Source:
RT News
Turkey
has allowed its observation posts, established under a 2018 deal with Moscow,
to virtually merge with terrorist bases in Idlib, Russia’s Defense Ministry
said, amid a Turkish assault against advancing Syrian forces.
“The
fortified areas of the terrorists have merged with the Turkish observation
posts deployed under the 2018 Sochi agreement,” Russian Defense Ministry
spokesman Major General Igor Konashenko, said early on Wednesday.
“Attacks
and mass artillery fire on neighboring civilian settlements and the Russian
airbase at Khmeimim turned from sporadic to daily.”
Europe
and the United States have consistently ignored Turkey’s failure to abide by
the 2018 deal, the spokesman went on, stating that neither is “interested in
the actual humanitarian situation inside and around Idlib.”
All
of Russia's official requests to the UN and Western countries – who delivered
humanitarian aid across the Turkish border and all of it went not to refugees,
but to terrorists – remained unanswered.
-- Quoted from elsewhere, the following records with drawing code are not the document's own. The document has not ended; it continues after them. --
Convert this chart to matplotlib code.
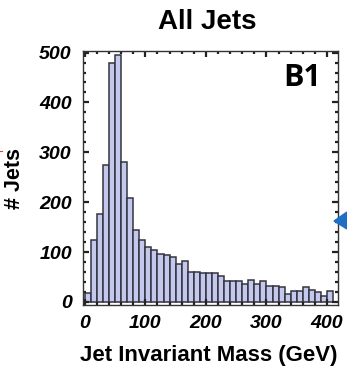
import matplotlib
matplotlib.use("Agg")
import matplotlib.pyplot as plt
import numpy as np
from matplotlib.ticker import MultipleLocator
from matplotlib.patches import Polygon

# Histogram data: 10 GeV bins from 0 to 410 GeV
bin_edges_start = 0
bin_width = 10
counts = [17, 124, 177, 275, 480, 495, 281, 208, 145, 124,
          110, 104, 97, 94, 90, 76, 82, 60, 60, 57,
          57, 57, 51, 42, 42, 42, 36, 43, 36, 42,
          32, 32, 30, 15, 22, 22, 29, 23, 19, 12, 21]
x_ticks = [0, 100, 200, 300, 400]
y_ticks = [0, 100, 200, 300, 400, 500]
title = "All Jets"
xlabel = "Jet Invariant Mass (GeV)"
ylabel = "# Jets"
panel_label = "B1"

fig = plt.figure(figsize=(3.47, 3.70), dpi=100)
ax = fig.add_axes([0.239, 0.176, 0.735, 0.686])

lefts = bin_edges_start + bin_width * np.arange(len(counts))
ax.bar(lefts, counts, width=bin_width, align="edge",
       color="#c3c8ec", edgecolor="#34343f", linewidth=1.1)

ax.set_xlim(-3, 418)
ax.set_ylim(-6, 503)
ax.set_xticks(x_ticks)
ax.set_yticks(y_ticks)
ax.xaxis.set_minor_locator(MultipleLocator(20))
ax.yaxis.set_minor_locator(MultipleLocator(20))
ax.tick_params(which="major", direction="in", length=4, width=1.6,
               top=True, right=True, color="#222222")
ax.tick_params(axis="y", which="major", pad=8)
ax.tick_params(axis="x", which="major", pad=7)
ax.tick_params(which="minor", direction="in", length=2, width=1.6,
               top=True, right=True, color="#222222")
for sp in ax.spines.values():
    sp.set_linewidth(1.0)
    sp.set_color("#333333")

tick_font = dict(family="Liberation Sans", weight="bold", style="italic", size=14)
ax.set_xticklabels([str(v) for v in x_ticks], fontdict=tick_font)
ax.set_yticklabels([str(v) for v in y_ticks], fontdict=tick_font)

fig.text(0.597, 0.940, title, ha="center", va="center",
         family="Liberation Sans", weight="bold", size=20)
fig.text(0.603, 0.040, xlabel, ha="center", va="center",
         family="Liberation Sans", weight="bold", size=16)
fig.text(0.043, 0.518, ylabel, ha="center", va="center", rotation=90,
         family="Liberation Sans", weight="bold", size=15.5)
fig.text(0.870, 0.790, panel_label, ha="center", va="center",
         family="Open Sans", weight="bold", size=22)

# artifacts from the original crop
tri = Polygon([[334 / 347, 1 - 221 / 370], [1.0, 1 - 212 / 370], [1.0, 1 - 229 / 370]],
              closed=True, transform=fig.transFigure, color="#1f6fc4", clip_on=False)
fig.patches.append(tri)
fig.lines.append(plt.Line2D([0, 2 / 347], [1 - 151 / 370, 1 - 151 / 370],
                            transform=fig.transFigure, color="#e04040", lw=0.8))

fig.savefig("out.png", dpi=100)
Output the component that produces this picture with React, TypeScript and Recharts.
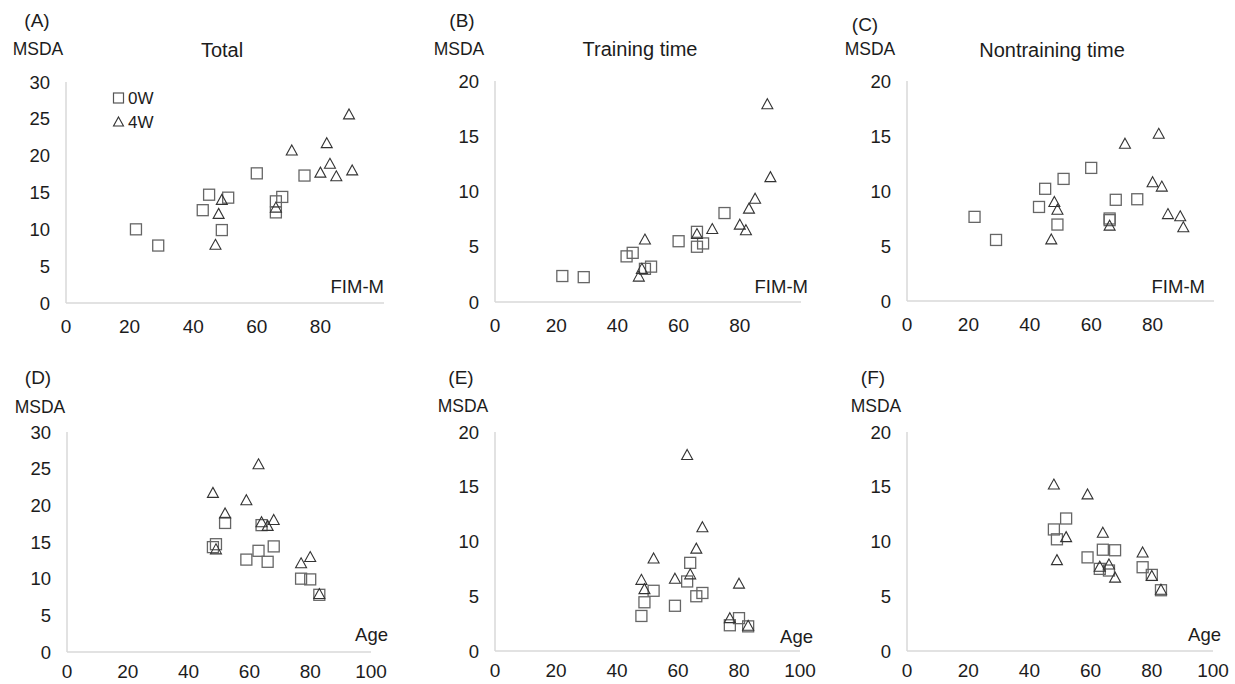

All we heard were the lamentations
about the need to ‘preserve the Sochi agreements at all costs.’
Despite
repeated attacks on civilians and clear links to known terrorist groups,
Western media have transformed Idlib’s armed factions into so-called
'moderates,' the spokesman said.
“Where
among these supposedly ‘opposition’ fighters in the Turkish-controlled zone was
[Abu Mohammad] al-Julani – the leader of Jabhat al-Nusra, a terrorist group
officially recognized by the UN – together with his nearly 20,000 cutthroats?”
he asked.
At
a click of the finger, all of Idlib’s terrorists became supposedly the
‘representatives of the moderate opposition’ in the Western media. However, it
is not clear how the ISIS chief al-Baghdadi was recently ‘pinpointed’ and
killed, according to the US, amid all these ‘moderates.’
Ankara’s
ongoing attacks on the Syrian Army as it advances on the terrorist groups
amounts to a “violation of international law,” and yet has gone utterly
“unnoticed by anyone in the West,” Konashenkov said, despite the latter’s
professed commitment to a ‘rules-based order.’
The
remarks come amid hostilities between Turkey and Syria in Idlib, which
escalated last month. Turkey sent thousands of troops across the Syrian border
in an effort to push Syrian government forces out of the province.
Idlib
is the last large stronghold of anti-government armed groups in Syria. Turkey
was supposed to use the influence it has on some of the groups to suppress
jihadists, who are determined to continue fighting, and ensure a lasting
ceasefire. In practice, attacks in Idlib continued, and last year Damascus
forces went on the offensive, capturing large swathes of land in the south of
the province.
Damascus
has long accused Turkey of foul play, saying Ankara was fueling violence
against Syrian soldiers and civilians rather than curbing it.